What questions does your dog ask you? It's a talent to read dog language. It's in the eyes and in the type of bark, the whine, the growl, the grumble, the body language. It's quite a talent that takes time for a human to get to understand. You've got to want to.


----------



## jujube (Jul 9, 2019)

We were having lunch today in the picnic area of a state park.  There was an adorable mutt that belonged to the people at the next table.  He looked at us and I could hear, "Oh, I see that you are enjoying potato chips!  What a coincidence.....I also enjoy potato chips!  Who would have thought that all of us enjoy potato chips???  But only two of us are eating them.  Could we remedy that inequality? Right now?"


----------



## hypochondriac (Jul 9, 2019)

jujube said:


> We were having lunch today in the picnic area of a state park.  There was an adorable mutt that belonged to the people at the next table.  He looked at us and I could hear, "Oh, I see that you are enjoying potato chips!  What a coincidence.....I also enjoy potato chips!  Who would have thought that all of us enjoy potato chips???  But only two of us are eating them.  Could we remedy that inequality? Right now?"


You impersonate dogs too I see. 
I look at  it as advocating. Giving a voice to the voiceless.


----------



## hypochondriac (Jul 9, 2019)

Olivia said:


> What questions does your dog ask you?

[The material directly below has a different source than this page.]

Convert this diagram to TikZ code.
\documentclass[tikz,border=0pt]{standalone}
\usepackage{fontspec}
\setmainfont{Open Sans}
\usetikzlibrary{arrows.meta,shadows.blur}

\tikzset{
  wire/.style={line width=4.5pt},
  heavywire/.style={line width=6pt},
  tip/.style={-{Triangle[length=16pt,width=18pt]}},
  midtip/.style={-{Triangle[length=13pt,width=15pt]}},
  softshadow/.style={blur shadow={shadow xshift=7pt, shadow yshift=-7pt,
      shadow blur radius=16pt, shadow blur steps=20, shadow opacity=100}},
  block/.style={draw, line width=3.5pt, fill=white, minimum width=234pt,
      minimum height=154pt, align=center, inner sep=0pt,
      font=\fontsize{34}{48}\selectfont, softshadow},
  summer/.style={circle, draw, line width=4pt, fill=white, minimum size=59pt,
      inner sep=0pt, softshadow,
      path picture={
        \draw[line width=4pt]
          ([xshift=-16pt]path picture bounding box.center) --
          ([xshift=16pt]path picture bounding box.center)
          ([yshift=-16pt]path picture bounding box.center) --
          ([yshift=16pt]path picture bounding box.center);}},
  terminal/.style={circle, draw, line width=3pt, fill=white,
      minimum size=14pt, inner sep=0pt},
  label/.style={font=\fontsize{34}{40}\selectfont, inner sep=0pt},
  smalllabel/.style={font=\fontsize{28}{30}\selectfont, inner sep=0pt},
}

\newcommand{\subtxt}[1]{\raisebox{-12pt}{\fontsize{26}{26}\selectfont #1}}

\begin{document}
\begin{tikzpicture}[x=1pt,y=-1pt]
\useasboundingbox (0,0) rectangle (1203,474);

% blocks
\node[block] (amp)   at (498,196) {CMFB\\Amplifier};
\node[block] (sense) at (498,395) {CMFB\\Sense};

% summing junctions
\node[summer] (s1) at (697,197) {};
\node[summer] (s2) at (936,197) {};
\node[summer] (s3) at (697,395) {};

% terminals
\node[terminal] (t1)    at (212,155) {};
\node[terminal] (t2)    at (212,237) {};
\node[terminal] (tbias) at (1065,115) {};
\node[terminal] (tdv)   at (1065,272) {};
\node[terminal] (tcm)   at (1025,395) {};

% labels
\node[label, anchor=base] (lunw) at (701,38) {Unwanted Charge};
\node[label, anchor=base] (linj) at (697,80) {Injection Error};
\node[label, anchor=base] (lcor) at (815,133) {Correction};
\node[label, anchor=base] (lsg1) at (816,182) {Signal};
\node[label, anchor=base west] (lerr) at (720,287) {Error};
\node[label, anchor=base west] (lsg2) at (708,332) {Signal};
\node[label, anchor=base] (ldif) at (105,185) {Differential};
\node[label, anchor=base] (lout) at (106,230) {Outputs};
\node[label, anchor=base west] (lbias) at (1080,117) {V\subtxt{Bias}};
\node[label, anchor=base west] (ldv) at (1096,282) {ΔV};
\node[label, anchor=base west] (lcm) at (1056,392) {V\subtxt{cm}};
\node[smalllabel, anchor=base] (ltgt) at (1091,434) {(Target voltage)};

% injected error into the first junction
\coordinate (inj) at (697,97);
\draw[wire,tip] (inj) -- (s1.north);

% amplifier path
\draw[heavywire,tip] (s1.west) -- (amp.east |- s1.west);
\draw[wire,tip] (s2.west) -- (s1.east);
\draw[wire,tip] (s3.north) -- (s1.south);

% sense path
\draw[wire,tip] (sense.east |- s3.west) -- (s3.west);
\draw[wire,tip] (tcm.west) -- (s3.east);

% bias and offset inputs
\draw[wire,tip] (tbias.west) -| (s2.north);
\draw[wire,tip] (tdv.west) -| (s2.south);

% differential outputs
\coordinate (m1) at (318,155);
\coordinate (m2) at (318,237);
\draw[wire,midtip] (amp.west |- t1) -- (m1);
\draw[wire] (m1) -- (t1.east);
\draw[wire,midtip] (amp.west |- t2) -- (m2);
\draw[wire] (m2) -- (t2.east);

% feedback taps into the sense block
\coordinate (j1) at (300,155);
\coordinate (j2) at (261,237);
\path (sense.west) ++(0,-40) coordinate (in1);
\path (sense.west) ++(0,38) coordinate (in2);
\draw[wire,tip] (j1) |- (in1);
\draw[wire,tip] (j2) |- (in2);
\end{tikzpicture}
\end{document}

It's a talent to read dog language. It's in the eyes and in the type of bark, the whine, the growl, the grumble, the body language. It's quite a talent that takes time for a human to get to understand. You've got to want to.


nice post.
anyone who has their own dog develops that talent. the dog and you learn to read each others body language.
questions my dog asks me? :
we did a game at this very hour yesterday. why aren't we playing it today?
my stomach tells me its time for dinner. why are you late?
why do you talk to her (my wife) and not me?
I want to go to bed now. Can you take me outside for a wee?
Im due for a treat. where is it?
Oh I see. You are using that electric tooth brush again now. Must be time for me to go outside. Well that's what happened last time.


----------



## jujube (Jul 10, 2019)

I haven't had a dog for 41 years. I have to get my "fix" by taking care of and befriending other people's dogs.  

Here in the RV park in the Blue Ridge where we spend our summers, a large number of the residents have dogs.  I never leave the rig without dog biscuits in my pocket and there's a jar of them sitting by the door at all times.  Every dog in the  park knows me.  I get my fill of petting and love.


----------



## Butterfly (Jul 13, 2019)

A dog I had several years ago would come up behind me and give a loud "woof" if I was late with her dinner.   If that didn't get me moving, she would go get her dish and whack me on the leg with it or throw it at me.  Subtlety wasn't one of her strong points.


----------



## mike4lorie (Jul 14, 2019)

Lorie and I talk puppy talk with our guys all the time, and then we answer it in funny voices like they are answering... Kinda funny when I think about it now... They get a bone after every dinner, and if Lorie and I aren't watching each other, they sometimes con us in another one, and we make a game out of it, and they both get this "who me?" in their eyes... Our life would be extremely boring without Lennie & Carl.  They are now 11... Lorie says no more Puppies after these guys... Everyone we know says, yup for sure... All my Buddies say when they die they wanna come back as Lorie's pup...


----------